= Lucille Kyvallos =

Women's collegiate basketball coach

Lucille Kyvallos (born 1932) is a former women's collegiate basketball coach. Kyvallos coached the Queens College women's basketball team from 1968 through 1981. She is a member of the New York City Basketball Hall of Fame. She served as chair for the Association for Intercollegiate Athletics for Women (AIAW)'s basketball committee and tournament director for the AIAW national championship in 1973. She coached the first women's college basketball game to be played at Madison Square Garden on February 22, 1975. Kyvallos, an advocate for women's sports, wrote: "Women who achieve in sport add a new dimension to the role of women in American society."

== Early life and education ==
Kyvallos was born in Astoria, Queens. She played in recreational basketball leagues growing up, and despite being a strong player, has noted that the lack of opportunity for girls meant she wasn't able to "play on a girls high school or intercollegiate team or [in] the Olympics." Kyvallos attended Springfield College and graduated in 1955. She went on to study at Indiana University for her master's degree in Physical Education.

==Coaching career==
Kyvallos coached West Chester University's women's basketball team from 1962 to 1966. In her last season with the team, they achieved a 10–0 record. In 1966 Kyvallos started at Queens College, becoming the women's basketball coach in 1968. During her tenure as coach, her Queens College team became a model for the development of high school girls' basketball in New York City and Long Island. As coach, she trained prominent figures in women's basketball, including Donna Orender and Gail Marquis. Other players went on to play professional basketball as well, such as Althea Gwyn and Debbie Mason, or to make an impact in collegiate athletics, such as Sharon Beverly. Kyvallos led the Queens College team to win the National Collegiate Basketball Championship. Her team played in an historic 1975 game against Immaculata College, as it was the first women's college basketball game held at Madison Square Garden.

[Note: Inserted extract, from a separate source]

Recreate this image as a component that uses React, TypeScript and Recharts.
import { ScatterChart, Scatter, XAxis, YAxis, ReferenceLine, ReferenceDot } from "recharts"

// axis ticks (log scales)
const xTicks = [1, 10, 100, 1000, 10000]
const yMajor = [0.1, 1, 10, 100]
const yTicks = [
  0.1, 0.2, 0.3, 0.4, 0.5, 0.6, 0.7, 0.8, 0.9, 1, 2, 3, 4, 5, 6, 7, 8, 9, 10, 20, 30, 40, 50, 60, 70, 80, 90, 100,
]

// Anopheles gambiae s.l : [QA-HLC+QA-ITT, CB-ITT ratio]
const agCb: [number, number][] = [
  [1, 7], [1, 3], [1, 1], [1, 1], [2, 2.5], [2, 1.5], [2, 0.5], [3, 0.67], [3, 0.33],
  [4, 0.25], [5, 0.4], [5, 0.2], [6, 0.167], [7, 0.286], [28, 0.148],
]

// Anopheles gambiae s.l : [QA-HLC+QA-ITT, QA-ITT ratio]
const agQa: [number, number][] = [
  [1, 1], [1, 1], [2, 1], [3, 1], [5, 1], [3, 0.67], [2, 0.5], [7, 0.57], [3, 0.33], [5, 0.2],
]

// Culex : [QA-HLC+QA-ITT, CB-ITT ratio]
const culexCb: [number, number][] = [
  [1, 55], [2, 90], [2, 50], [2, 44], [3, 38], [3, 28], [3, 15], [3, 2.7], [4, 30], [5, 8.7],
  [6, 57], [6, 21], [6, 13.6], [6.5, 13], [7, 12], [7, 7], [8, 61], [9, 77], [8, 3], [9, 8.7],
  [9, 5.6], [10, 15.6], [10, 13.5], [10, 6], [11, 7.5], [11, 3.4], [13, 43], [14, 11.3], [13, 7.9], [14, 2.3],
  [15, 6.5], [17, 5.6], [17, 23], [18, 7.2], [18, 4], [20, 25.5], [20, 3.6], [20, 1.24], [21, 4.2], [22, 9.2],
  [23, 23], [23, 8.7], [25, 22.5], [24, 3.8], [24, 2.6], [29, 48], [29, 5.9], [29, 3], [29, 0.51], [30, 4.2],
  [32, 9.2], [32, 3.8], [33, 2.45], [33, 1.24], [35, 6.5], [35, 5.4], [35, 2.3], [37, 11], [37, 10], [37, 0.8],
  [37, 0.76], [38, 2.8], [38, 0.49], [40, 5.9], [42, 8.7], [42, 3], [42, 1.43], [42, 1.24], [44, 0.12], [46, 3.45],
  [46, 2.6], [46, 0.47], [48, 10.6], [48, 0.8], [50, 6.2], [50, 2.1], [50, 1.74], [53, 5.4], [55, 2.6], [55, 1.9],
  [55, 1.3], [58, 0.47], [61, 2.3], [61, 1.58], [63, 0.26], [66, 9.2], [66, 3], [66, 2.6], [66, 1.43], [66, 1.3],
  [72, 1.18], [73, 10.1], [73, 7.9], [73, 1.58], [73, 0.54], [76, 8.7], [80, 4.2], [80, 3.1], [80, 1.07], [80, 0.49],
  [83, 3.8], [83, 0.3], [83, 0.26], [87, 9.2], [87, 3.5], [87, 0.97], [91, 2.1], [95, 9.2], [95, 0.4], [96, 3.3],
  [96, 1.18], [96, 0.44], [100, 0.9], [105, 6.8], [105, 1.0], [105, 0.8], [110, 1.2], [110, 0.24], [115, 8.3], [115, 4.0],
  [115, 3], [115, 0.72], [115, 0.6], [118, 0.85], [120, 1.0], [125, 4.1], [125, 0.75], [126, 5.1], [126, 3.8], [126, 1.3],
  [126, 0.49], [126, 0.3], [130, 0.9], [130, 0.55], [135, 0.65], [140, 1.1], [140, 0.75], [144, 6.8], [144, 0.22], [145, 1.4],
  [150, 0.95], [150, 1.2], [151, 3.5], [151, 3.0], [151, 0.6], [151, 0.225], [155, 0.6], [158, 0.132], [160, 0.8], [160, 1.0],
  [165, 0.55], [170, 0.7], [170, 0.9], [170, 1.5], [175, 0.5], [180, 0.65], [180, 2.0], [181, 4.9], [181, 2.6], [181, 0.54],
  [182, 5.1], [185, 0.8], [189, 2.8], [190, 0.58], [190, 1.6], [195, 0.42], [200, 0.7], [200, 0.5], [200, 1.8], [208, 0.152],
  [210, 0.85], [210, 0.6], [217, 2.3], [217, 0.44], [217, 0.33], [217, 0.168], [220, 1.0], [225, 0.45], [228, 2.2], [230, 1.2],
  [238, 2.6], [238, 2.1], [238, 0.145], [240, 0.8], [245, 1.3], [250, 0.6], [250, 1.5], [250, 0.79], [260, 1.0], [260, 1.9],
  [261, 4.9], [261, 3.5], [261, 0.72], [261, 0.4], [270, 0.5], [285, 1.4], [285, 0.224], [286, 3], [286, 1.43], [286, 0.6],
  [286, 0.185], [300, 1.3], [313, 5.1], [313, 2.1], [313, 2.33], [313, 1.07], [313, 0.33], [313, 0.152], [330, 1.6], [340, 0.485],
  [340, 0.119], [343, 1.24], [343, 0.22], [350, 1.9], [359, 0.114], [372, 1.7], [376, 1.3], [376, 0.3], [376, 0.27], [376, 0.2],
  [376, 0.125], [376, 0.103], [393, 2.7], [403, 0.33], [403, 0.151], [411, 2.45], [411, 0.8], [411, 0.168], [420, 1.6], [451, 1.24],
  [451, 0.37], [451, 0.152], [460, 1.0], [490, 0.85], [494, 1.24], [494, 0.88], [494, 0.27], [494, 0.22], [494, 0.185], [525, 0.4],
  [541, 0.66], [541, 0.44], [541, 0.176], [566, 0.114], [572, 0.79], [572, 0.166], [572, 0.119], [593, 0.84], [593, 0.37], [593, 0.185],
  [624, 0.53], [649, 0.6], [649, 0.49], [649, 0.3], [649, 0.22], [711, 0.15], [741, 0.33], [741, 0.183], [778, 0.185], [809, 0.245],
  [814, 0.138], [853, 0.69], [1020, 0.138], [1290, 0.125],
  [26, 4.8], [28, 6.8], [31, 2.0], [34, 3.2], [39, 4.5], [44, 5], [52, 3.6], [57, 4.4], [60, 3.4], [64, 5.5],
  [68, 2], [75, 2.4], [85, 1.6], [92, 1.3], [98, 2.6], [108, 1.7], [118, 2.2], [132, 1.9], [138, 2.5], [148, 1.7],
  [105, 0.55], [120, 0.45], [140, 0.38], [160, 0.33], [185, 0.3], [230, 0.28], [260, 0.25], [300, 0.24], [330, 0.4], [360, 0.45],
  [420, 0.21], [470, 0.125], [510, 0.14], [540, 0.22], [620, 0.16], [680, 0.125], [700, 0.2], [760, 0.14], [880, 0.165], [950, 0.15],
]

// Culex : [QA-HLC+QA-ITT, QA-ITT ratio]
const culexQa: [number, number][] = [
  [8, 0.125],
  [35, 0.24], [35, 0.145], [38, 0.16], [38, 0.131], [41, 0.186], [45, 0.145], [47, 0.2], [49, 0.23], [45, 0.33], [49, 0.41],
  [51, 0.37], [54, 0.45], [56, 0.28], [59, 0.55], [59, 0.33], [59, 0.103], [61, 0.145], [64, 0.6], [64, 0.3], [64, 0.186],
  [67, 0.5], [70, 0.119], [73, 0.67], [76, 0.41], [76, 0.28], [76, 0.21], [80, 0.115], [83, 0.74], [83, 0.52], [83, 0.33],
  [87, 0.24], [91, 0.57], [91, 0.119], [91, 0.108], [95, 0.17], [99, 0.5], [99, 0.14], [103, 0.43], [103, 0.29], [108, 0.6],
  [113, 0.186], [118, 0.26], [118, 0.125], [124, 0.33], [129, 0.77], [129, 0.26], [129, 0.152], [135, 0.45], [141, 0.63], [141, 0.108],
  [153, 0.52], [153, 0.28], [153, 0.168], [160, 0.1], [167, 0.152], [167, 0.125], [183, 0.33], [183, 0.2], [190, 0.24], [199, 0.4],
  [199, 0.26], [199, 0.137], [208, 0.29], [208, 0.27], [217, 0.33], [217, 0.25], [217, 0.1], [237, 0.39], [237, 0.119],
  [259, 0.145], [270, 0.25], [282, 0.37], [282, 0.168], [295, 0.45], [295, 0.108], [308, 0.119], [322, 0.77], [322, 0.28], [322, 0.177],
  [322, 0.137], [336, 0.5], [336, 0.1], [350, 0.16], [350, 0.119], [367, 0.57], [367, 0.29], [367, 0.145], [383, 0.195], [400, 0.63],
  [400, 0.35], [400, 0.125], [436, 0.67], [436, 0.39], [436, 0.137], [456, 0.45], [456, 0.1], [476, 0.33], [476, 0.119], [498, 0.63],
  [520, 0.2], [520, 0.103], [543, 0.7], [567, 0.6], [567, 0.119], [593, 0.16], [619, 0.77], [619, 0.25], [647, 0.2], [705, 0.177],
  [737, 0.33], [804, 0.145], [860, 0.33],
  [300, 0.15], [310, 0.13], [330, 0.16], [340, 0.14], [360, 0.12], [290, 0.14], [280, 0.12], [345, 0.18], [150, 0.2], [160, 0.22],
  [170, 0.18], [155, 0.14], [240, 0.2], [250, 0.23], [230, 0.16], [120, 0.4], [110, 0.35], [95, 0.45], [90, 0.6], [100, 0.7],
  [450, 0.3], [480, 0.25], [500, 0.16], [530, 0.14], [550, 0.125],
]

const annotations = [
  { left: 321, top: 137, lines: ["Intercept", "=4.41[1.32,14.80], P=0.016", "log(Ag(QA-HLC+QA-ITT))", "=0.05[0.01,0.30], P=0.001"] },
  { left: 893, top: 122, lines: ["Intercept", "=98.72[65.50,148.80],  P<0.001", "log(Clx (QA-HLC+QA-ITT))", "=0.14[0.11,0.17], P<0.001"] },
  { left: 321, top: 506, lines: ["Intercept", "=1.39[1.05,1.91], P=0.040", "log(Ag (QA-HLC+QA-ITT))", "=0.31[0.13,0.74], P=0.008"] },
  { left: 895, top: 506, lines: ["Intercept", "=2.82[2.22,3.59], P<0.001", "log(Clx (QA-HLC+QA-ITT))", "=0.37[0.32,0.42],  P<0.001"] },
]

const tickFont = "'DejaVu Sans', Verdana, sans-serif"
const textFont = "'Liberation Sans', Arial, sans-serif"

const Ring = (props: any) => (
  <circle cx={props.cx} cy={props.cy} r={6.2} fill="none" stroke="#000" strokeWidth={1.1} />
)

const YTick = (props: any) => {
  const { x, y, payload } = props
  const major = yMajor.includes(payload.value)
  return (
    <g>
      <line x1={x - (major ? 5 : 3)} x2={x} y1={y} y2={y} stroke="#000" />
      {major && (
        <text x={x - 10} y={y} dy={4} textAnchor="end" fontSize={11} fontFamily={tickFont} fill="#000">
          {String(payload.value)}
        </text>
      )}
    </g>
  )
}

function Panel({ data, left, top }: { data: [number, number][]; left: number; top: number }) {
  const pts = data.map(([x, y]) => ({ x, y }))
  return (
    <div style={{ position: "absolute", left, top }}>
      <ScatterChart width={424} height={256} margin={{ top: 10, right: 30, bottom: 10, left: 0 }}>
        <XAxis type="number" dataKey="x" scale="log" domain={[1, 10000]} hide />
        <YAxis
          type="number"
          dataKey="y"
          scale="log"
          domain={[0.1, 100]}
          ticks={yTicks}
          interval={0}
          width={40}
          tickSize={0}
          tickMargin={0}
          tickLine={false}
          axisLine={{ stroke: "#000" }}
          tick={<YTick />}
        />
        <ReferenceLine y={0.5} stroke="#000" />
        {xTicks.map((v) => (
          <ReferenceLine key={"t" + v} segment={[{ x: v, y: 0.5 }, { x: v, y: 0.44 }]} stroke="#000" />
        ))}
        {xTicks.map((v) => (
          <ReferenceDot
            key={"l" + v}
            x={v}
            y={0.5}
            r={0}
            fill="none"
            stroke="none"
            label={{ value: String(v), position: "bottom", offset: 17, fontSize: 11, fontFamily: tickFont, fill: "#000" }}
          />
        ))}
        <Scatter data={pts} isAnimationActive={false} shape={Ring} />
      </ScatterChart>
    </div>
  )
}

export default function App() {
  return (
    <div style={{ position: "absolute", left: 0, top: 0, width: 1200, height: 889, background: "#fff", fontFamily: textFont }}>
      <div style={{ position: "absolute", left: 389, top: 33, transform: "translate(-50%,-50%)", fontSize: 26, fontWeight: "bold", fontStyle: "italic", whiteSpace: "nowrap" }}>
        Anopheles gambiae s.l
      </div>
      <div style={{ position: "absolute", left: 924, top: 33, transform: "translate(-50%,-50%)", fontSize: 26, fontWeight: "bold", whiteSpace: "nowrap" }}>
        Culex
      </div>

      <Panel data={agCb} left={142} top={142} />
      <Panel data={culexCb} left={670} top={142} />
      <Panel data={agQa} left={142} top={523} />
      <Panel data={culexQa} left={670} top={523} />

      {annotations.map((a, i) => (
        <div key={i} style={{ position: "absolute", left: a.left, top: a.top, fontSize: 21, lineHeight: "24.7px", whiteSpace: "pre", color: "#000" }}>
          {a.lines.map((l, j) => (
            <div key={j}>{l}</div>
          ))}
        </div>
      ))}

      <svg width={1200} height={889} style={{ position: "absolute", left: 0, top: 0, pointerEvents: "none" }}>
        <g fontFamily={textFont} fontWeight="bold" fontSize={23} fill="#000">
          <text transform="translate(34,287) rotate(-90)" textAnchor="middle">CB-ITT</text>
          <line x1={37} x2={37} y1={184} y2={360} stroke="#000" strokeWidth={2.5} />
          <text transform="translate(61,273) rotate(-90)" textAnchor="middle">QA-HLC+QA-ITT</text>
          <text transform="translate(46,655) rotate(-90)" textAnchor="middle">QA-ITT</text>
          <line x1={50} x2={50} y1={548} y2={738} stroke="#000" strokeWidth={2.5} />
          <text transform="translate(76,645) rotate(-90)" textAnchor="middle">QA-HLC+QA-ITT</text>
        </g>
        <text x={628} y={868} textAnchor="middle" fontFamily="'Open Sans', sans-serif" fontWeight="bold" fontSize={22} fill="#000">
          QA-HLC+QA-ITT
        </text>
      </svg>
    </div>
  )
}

Kyvallos coached the USA women's basketball team at the 1977 World University Games in Sofia, Bulgaria. She led the team to win a silver medal, losing in the final to the USSR.

In all her coaching endeavors, Kyvallos prioritized strategy and skill building. She emphasized teamwork and confidence, breaking outside of gender roles of the time and advocating for equality between women's and men's teams.

==Honors and awards==
Kyvallos was selected as Lady Champion's 1976 Coach of The Year and named "The Coach You Would Want to Play For" by WomenSports in 1977.

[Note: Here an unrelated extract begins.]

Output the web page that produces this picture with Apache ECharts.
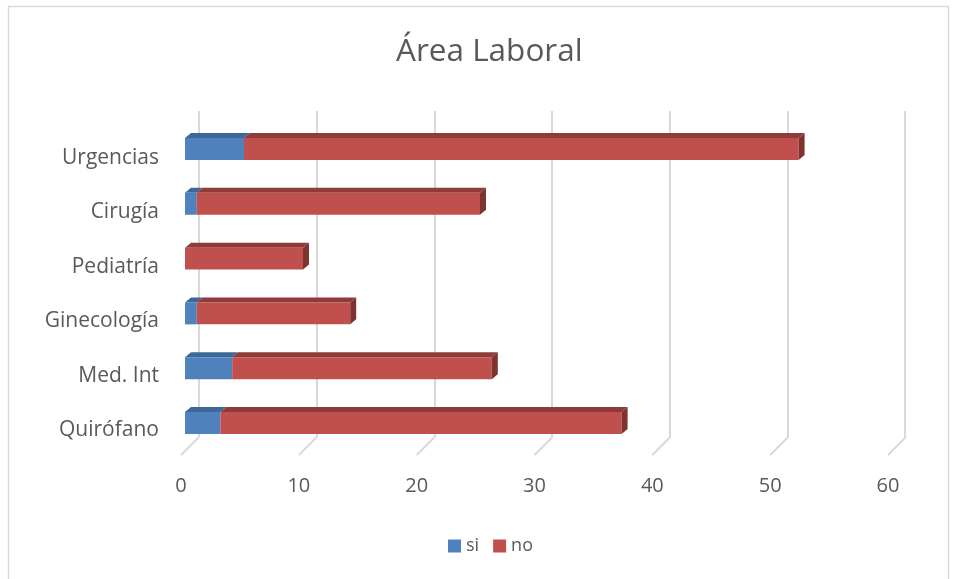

Kyvallos' 1972–1973 team was inducted into the New York City Basketball Hall of Fame, an honor that she shares. Queens College inducted her into its Athletics Hall of Fame, and renamed the college's basketball court after her, making it the first basketball court in New York City to be named after a woman. The court is noted in the NYC LGBT Historic Sites Project. She was also inducted in Springfield College's Athletics Hall of Fame and the West Chester State College Hall of Fame. Kyvallos will be inducted into the Women's Basketball Hall of Fame in 2025.

Kyvallos won the Joe Lapchick Character Award in 2015.

Kyvallos was featured in an exhibit at the Museum of the City of New York from March 2020 through January 2021.